Andreas G. Gjertsen and Yashar Hanstad, principals of the architecture cooperative TYIN tegnestue Architects in Trondheim, Norway, have been named as this year’s winners of The European Prize for Architecture. The young Norwegian architects were honored for their humanitarian work designing and building with community participation in poor and underdeveloped areas in Africa and Asia.
Annually presented by The Chicago Athenaeum: Museum of Architecture and Design and The European Centre for Architecture Art Design and Urban Studies, the prize is awarded to influential European architects “who have demonstrated a significant contribution to humanity and to the built environment through the art of architecture”.
Continue reading for more information and a sample of TYIN tegnestue Architects’ work.

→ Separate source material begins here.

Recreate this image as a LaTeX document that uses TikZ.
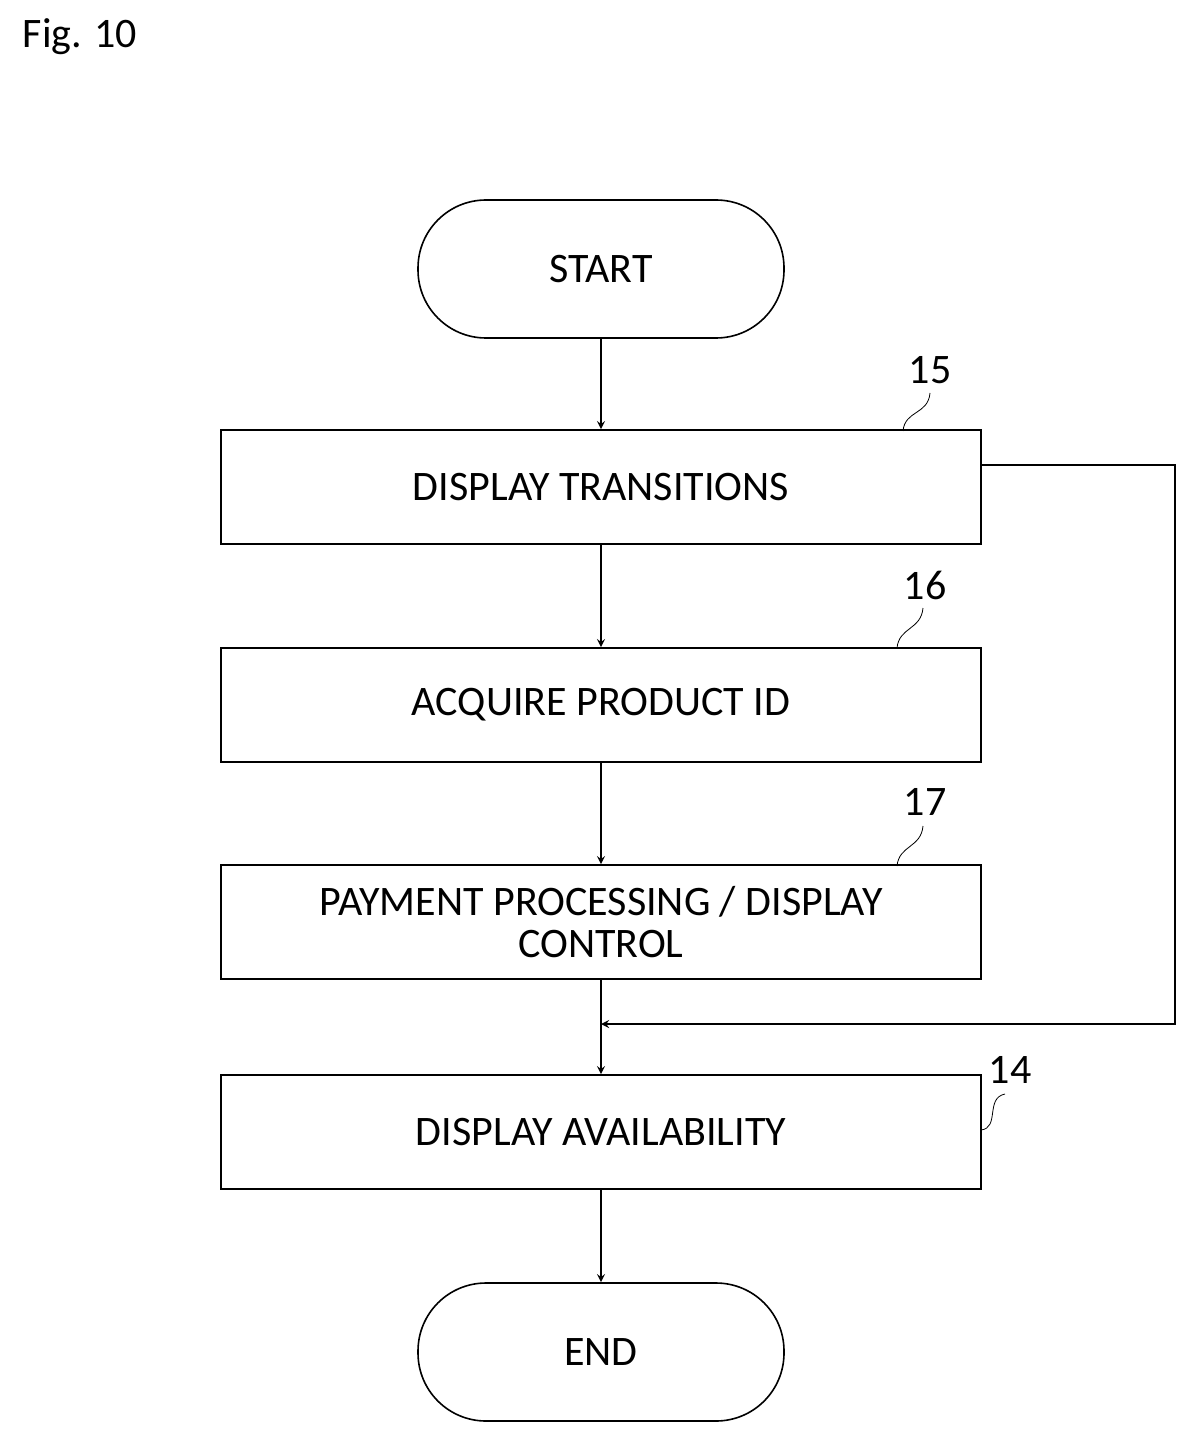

“This young Norwegian firm,” states Christian K. Narkiewicz-Laine, Museum President of The Chicago Athenaeum, “clearly understands the basic needs of the people for whom architecture must serve. ‘Serve’ is the key word here. This is not a glamorous architecture, but nonetheless, the most profound and noble in its attributes. Our institutions are not so interested in the newest skyscrapers gracing the shores of Dubai or the Champs-Élysées in Paris.” “The European Prize,” he continues, ”reaffirms our own institution’s commitment to finding and supporting a more humanistic approach to the practice of architectural design today.”
“Architecture should be a vehicle for social change, social improvement, and real cultural development,” continues Mr. Narkiewicz-Laine, “and not an end result of over-commercialization, over-consumption, and self- aggrandizement which is so overwhelmingly apparent in our contemporary world.”
“Such self-less pursuits in helping other nations solve the difficult problems of their environment, their ecology, their economic hardship, while building and supporting their local communities, as TYIN Architects have demonstrated,” Mr. Narkiewicz-Laine continues, “are the most important direction of our future architecture today.”
“The example of these young Norwegian architects is paramount in the coming decades for the Third World’s success at sustainability, urbanization, and social development, which contributes substantially to our world’s greater peace and harmony.”
“As with any great architecture, TYIN Architects’ works are able to transcend our social debate by producing an architecture that is timeless, deeply rooted in its context, and yet universal,” Mr. Narkiewicz-Laine continues.
A formal ceremony for what has come to be known throughout the world as European architecture’s highest honor will be held in Istanbul, Turkey and New York in November.
Previous Laureates of The European Prize for Architecture include: The Danish architect, Bjarke Ingels (2010) and the German architects, Graft Architekten (2011).